Last Friday, Emily and I did the Data Analysis/Excel presentation. To be honest this was not one of my better presentations. I guess the strength of our presentation was the fact that we were able to keep pushing through our presentation regardless of how many mistakes were made throughout our talk. Our weaknesses were we were not as prepared as we thought. Emily and I practiced for a few days prior to our presentation. We divided up the slides we felt that we were most confident on and then reviewed how to do the excel portion. I have used excel before and I thought it would be a piece of cake to be able to walk the rest of the class through it. The reality was I needed to practice how to teach it more. I also need to use the slides since they are a great tool in explaining how to use excel. I know that I need to not assume that my audience knows what I am talking about. Eric gave us a great tip: Pretend that there are 5 students who missed the carbon cycle lecture and try to catch them up to speed in 5 minutes. I know that will be a challenge for me but I am up to the task. I have already done a presentation of the data analysis with my mother and brother and it was much smoother than when I presented on Friday. Another challenge we have is to do the data analysis presentation without a partner. I like the idea of having a partner since there is a lot to do for this presentation. However, we will still have help the day we are teaching the highschool students anyway.

Mariah and Luke did their presentation first and their presentation was not as disastrous as Emily and I. They divided their presentation like we did but theirs was definitely smoother. They were able to explain the slides and walk us through excel without many corrections. We all have improvements to make but I’m confident we will all improve on our excel skills.

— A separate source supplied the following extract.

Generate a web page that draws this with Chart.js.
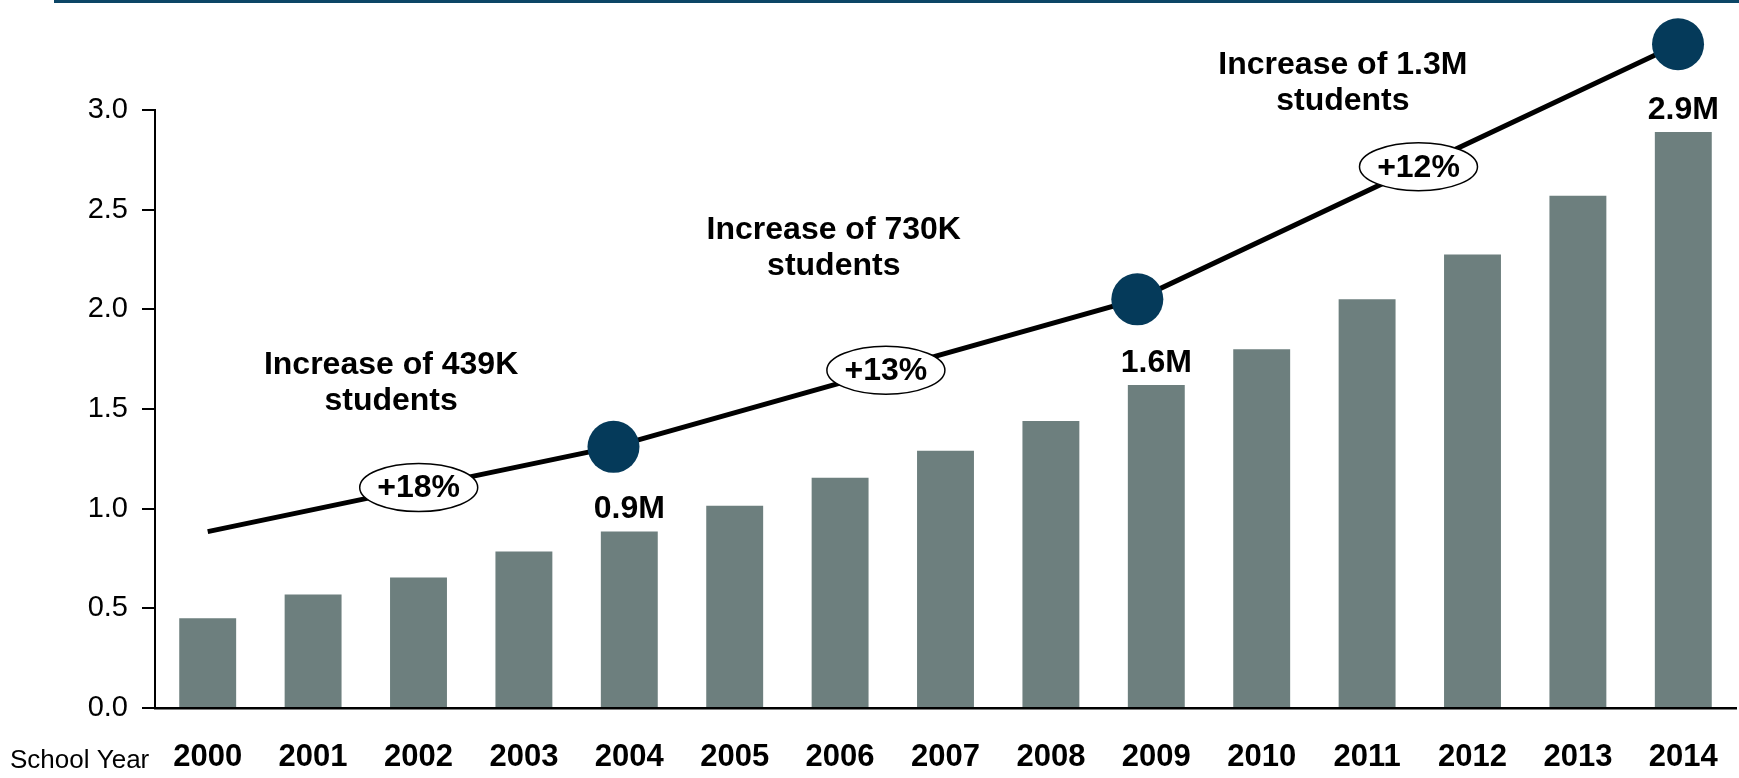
<!DOCTYPE html>
<html>
  <head>
    <title>Students by school year</title>
    <style>
      html, body { margin: 0; padding: 0; background: #fff; }
      #wrap { width: 1739px; height: 778px; position: relative; }
    </style>
  </head>
  <body>
    <div id="wrap"><canvas id="canvas"></canvas></div>

    <script src="https://cdn.jsdelivr.net/npm/chart.js@4/dist/chart.umd.min.js"></script>
    <script>
      // data (millions of students)
      const years = ["2000", "2001", "2002", "2003", "2004", "2005", "2006", "2007",
                     "2008", "2009", "2010", "2011", "2012", "2013", "2014"];
      const students = [0.45, 0.57, 0.655, 0.785, 0.885, 1.015, 1.155, 1.29,
                        1.44, 1.62, 1.80, 2.05, 2.275, 2.57, 2.89];
      const barLabels = [null, null, null, null, "0.9M", null, null, null,
                         null, "1.6M", null, null, null, null, "2.9M"];

      // trend line (category index, value)
      const trendX = [0, 3.85, 8.82, 13.95];
      const trendY = [0.885, 1.31, 2.05, 3.33];
      const trendDots = [false, true, true, true];
      const growthLabels = ["+18%", "+13%", "+12%"];
      const increaseLabels = [
        ["Increase of 439K", "students"],
        ["Increase of 730K", "students"],
        ["Increase of 1.3M", "students"],
      ];

      const FONT = "'Liberation Sans', Arial, Helvetica, sans-serif";
      Chart.defaults.font.family = FONT;
      Chart.defaults.color = "#000";

      // where the "Increase of..." notes sit, in (category, value) units
      const notesAt = [[1.74, 1.63], [5.94, 2.305], [10.77, 3.133]];

      const annotations = {
        id: "annotations",
        beforeDraw(chart) {
          const c = chart.ctx;
          c.save();
          c.fillStyle = "#0c4666";
          c.fillRect(54, 0, chart.width - 54, 3);
          c.restore();
        },
        afterDatasetsDraw(chart) {
          const c = chart.ctx;
          const xs = chart.scales.x2, ys = chart.scales.y;
          c.save();

          // value labels over bars
          const bars = chart.getDatasetMeta(0).data;
          c.font = "bold 32px " + FONT;
          c.fillStyle = "#000";
          c.textAlign = "center";
          c.textBaseline = "bottom";
          bars.forEach((b, i) => {
            if (barLabels[i]) c.fillText(barLabels[i], b.x, b.y - 6);
          });

          // dots on the trend line (the last one sits above the axis top)
          const pts = chart.getDatasetMeta(1).data;
          c.fillStyle = "#053a5a";
          pts.forEach((p, i) => {
            if (!trendDots[i]) return;
            c.beginPath();
            c.arc(p.x, p.y, 26, 0, Math.PI * 2);
            c.fill();
          });

          // growth ovals on the trend line
          growthLabels.forEach((txt, i) => {
            const p0 = pts[i], p1 = pts[i + 1];
            const t = 0.52;
            const cx = p0.x + (p1.x - p0.x) * t;
            const cy = p0.y + (p1.y - p0.y) * t;
            c.beginPath();
            c.ellipse(cx, cy, 59, 24, 0, 0, Math.PI * 2);
            c.fillStyle = "#fff";
            c.fill();
            c.lineWidth = 1.5;
            c.strokeStyle = "#000";
            c.stroke();
            c.fillStyle = "#000";
            c.font = "bold 32px " + FONT;
            c.textBaseline = "middle";
            c.fillText(txt, cx, cy + 1);
          });

          // "Increase of ..." notes
          c.font = "bold 32px " + FONT;
          c.textBaseline = "middle";
          increaseLabels.forEach((lines, i) => {
            const x = xs.getPixelForValue(notesAt[i][0]);
            const y = ys.getPixelForValue(notesAt[i][1]);
            c.fillText(lines[0], x, y - 18);
            c.fillText(lines[1], x, y + 18);
          });

          // axis caption
          c.textAlign = "left";
          c.font = "26px " + FONT;
          c.fillText("School Year", 10, 761);
          c.restore();
        },
      };

      const config = {
        type: "bar",
        data: {
          labels: years,
          datasets: [
            {
              label: "Students",
              data: students,
              backgroundColor: "#6d7f7e",
              categoryPercentage: 1,
              barPercentage: 0.54,
              grouped: false,
              xAxisID: "x",
              order: 1,
            },
            {
              type: "line",
              label: "Trend",
              data: trendX.map((x, i) => ({ x: x, y: trendY[i] })),
              xAxisID: "x2",
              borderColor: "#000",
              borderWidth: 5,
              pointRadius: 0,
              pointHoverRadius: 0,
              tension: 0,
              clip: false,
              order: 0,
            },
          ],
        },
        options: {
          responsive: true,
          maintainAspectRatio: false,
          animation: false,
          events: [],
          layout: { padding: { top: 110, right: 3, left: 0, bottom: 0 } },
          plugins: {
            legend: { display: false },
            tooltip: { enabled: false },
          },
          scales: {
            x: {
              type: "category",
              offset: true,
              grid: { display: false, drawTicks: false },
              border: { color: "#000", width: 2.5 },
              ticks: {
                font: { size: 31, weight: "bold" },
                color: "#000",
                padding: 31,
                autoSkip: false,
                maxRotation: 0,
              },
              afterFit: (s) => {
                s.height = 70;
                s.paddingLeft = 0;
                s.paddingRight = 0;
              },
            },
            x2: {
              type: "linear",
              display: false,
              offset: false,
              grid: { offset: false },
              min: -0.5,
              max: 14.5,
            },
            y: {
              min: 0,
              max: 3,
              ticks: {
                stepSize: 0.5,
                callback: (v) => v.toFixed(1),
                font: { size: 29 },
                color: "#000",
                padding: 14,
              },
              grid: {
                drawOnChartArea: false,
                drawTicks: true,
                tickLength: 13,
                color: "#000",
                lineWidth: 2,
              },
              border: { color: "#000", width: 2 },
              afterFit: (s) => { s.width = 155; },
            },
          },
        },
        plugins: [annotations],
      };

      const ctx = document.getElementById("canvas").getContext("2d");
      const chart = new Chart(ctx, config);
    </script>
  </body>
</html>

Simon Mills article “Who’s A Smartie??” gave me more insight on how to engage the students in using excel.Mills used an interactive white boards which helped him involve his students in making graphs and using excel.  One point that stood out to me was making a connection with the activity and the students. I realized that I have to know the data analysis/excel as thoroughly as possible   and also be interested in what I am presenting. When I show interest then the students will not feel that what I am saying is boring.